> [WRITTEN PROBLEM]:
Write out each line exactly as it stands, please.

● ● ● ● ●

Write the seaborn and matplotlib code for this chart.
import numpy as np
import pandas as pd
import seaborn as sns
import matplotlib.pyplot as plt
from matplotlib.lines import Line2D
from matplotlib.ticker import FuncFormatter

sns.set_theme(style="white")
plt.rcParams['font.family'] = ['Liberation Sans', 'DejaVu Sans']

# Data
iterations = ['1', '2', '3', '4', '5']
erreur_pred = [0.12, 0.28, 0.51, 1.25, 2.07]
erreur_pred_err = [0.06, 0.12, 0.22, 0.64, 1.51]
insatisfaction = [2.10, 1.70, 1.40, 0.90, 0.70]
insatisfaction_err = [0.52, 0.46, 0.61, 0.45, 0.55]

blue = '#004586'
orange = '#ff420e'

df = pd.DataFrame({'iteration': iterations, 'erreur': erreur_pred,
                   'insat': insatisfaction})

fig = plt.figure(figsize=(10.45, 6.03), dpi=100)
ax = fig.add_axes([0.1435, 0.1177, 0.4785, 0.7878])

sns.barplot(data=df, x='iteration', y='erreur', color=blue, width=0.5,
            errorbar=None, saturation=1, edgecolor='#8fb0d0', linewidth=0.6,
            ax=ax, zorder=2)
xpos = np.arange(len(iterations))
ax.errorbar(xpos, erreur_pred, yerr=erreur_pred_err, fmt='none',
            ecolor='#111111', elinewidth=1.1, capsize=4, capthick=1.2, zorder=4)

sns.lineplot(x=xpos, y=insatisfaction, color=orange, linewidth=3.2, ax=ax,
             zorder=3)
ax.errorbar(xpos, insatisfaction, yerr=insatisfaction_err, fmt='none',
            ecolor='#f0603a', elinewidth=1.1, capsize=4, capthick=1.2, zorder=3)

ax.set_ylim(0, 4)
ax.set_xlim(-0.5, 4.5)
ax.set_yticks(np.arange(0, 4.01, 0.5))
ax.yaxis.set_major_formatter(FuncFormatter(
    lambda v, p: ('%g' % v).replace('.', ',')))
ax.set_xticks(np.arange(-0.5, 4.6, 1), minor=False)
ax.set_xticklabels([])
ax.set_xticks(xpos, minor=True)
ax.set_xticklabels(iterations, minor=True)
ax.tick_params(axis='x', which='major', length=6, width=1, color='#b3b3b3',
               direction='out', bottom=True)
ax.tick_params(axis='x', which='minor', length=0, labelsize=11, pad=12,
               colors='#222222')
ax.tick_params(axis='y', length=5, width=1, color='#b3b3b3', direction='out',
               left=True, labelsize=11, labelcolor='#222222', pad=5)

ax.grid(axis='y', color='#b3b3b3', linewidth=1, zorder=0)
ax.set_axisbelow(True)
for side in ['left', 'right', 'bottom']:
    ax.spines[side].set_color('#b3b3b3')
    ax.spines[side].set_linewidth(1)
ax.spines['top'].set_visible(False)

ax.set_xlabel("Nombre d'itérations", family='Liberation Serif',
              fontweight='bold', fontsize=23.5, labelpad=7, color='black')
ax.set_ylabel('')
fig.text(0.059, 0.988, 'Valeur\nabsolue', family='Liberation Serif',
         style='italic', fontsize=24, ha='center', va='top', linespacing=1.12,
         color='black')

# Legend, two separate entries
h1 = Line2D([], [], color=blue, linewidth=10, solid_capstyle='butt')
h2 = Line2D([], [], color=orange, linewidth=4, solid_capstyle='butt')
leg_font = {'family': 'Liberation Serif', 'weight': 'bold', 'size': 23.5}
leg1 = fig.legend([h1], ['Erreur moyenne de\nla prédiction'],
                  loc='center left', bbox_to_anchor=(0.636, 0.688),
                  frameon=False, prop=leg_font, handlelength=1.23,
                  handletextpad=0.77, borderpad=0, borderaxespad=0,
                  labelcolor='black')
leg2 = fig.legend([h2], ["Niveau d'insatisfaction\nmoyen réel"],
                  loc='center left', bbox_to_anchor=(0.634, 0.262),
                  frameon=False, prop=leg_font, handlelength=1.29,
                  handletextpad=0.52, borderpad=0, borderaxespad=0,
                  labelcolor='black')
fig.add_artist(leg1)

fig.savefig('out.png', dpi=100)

● ● ● ● ●

> [WORKED ANSWER]:
Write the seaborn and matplotlib code for this chart.
import numpy as np
import pandas as pd
import seaborn as sns
import matplotlib.pyplot as plt
from matplotlib.lines import Line2D
from matplotlib.ticker import FuncFormatter

sns.set_theme(style="white")
plt.rcParams['font.family'] = ['Liberation Sans', 'DejaVu Sans']

# Data
iterations = ['1', '2', '3', '4', '5']
erreur_pred = [0.12, 0.28, 0.51, 1.25, 2.07]
erreur_pred_err = [0.06, 0.12, 0.22, 0.64, 1.51]
insatisfaction = [2.10, 1.70, 1.40, 0.90, 0.70]
insatisfaction_err = [0.52, 0.46, 0.61, 0.45, 0.55]

blue = '#004586'
orange = '#ff420e'

df = pd.DataFrame({'iteration': iterations, 'erreur': erreur_pred,
                   'insat': insatisfaction})

fig = plt.figure(figsize=(10.45, 6.03), dpi=100)
ax = fig.add_axes([0.1435, 0.1177, 0.4785, 0.7878])

sns.barplot(data=df, x='iteration', y='erreur', color=blue, width=0.5,
            errorbar=None, saturation=1, edgecolor='#8fb0d0', linewidth=0.6,
            ax=ax, zorder=2)
xpos = np.arange(len(iterations))
ax.errorbar(xpos, erreur_pred, yerr=erreur_pred_err, fmt='none',
            ecolor='#111111', elinewidth=1.1, capsize=4, capthick=1.2, zorder=4)

sns.lineplot(x=xpos, y=insatisfaction, color=orange, linewidth=3.2, ax=ax,
             zorder=3)
ax.errorbar(xpos, insatisfaction, yerr=insatisfaction_err, fmt='none',
            ecolor='#f0603a', elinewidth=1.1, capsize=4, capthick=1.2, zorder=3)

ax.set_ylim(0, 4)
ax.set_xlim(-0.5, 4.5)
ax.set_yticks(np.arange(0, 4.01, 0.5))
ax.yaxis.set_major_formatter(FuncFormatter(
    lambda v, p: ('%g' % v).replace('.', ',')))
ax.set_xticks(np.arange(-0.5, 4.6, 1), minor=False)
ax.set_xticklabels([])
ax.set_xticks(xpos, minor=True)
ax.set_xticklabels(iterations, minor=True)
ax.tick_params(axis='x', which='major', length=6, width=1, color='#b3b3b3',
               direction='out', bottom=True)
ax.tick_params(axis='x', which='minor', length=0, labelsize=11, pad=12,
               colors='#222222')
ax.tick_params(axis='y', length=5, width=1, color='#b3b3b3', direction='out',
               left=True, labelsize=11, labelcolor='#222222', pad=5)

ax.grid(axis='y', color='#b3b3b3', linewidth=1, zorder=0)
ax.set_axisbelow(True)
for side in ['left', 'right', 'bottom']:
    ax.spines[side].set_color('#b3b3b3')
    ax.spines[side].set_linewidth(1)
ax.spines['top'].set_visible(False)

ax.set_xlabel("Nombre d'itérations", family='Liberation Serif',
              fontweight='bold', fontsize=23.5, labelpad=7, color='black')
ax.set_ylabel('')
fig.text(0.059, 0.988, 'Valeur\nabsolue', family='Liberation Serif',
         style='italic', fontsize=24, ha='center', va='top', linespacing=1.12,
         color='black')

# Legend, two separate entries
h1 = Line2D([], [], color=blue, linewidth=10, solid_capstyle='butt')
h2 = Line2D([], [], color=orange, linewidth=4, solid_capstyle='butt')
leg_font = {'family': 'Liberation Serif', 'weight': 'bold', 'size': 23.5}
leg1 = fig.legend([h1], ['Erreur moyenne de\nla prédiction'],
                  loc='center left', bbox_to_anchor=(0.636, 0.688),
                  frameon=False, prop=leg_font, handlelength=1.23,
                  handletextpad=0.77, borderpad=0, borderaxespad=0,
                  labelcolor='black')
leg2 = fig.legend([h2], ["Niveau d'insatisfaction\nmoyen réel"],
                  loc='center left', bbox_to_anchor=(0.634, 0.262),
                  frameon=False, prop=leg_font, handlelength=1.29,
                  handletextpad=0.52, borderpad=0, borderaxespad=0,
                  labelcolor='black')
fig.add_artist(leg1)

fig.savefig('out.png', dpi=100)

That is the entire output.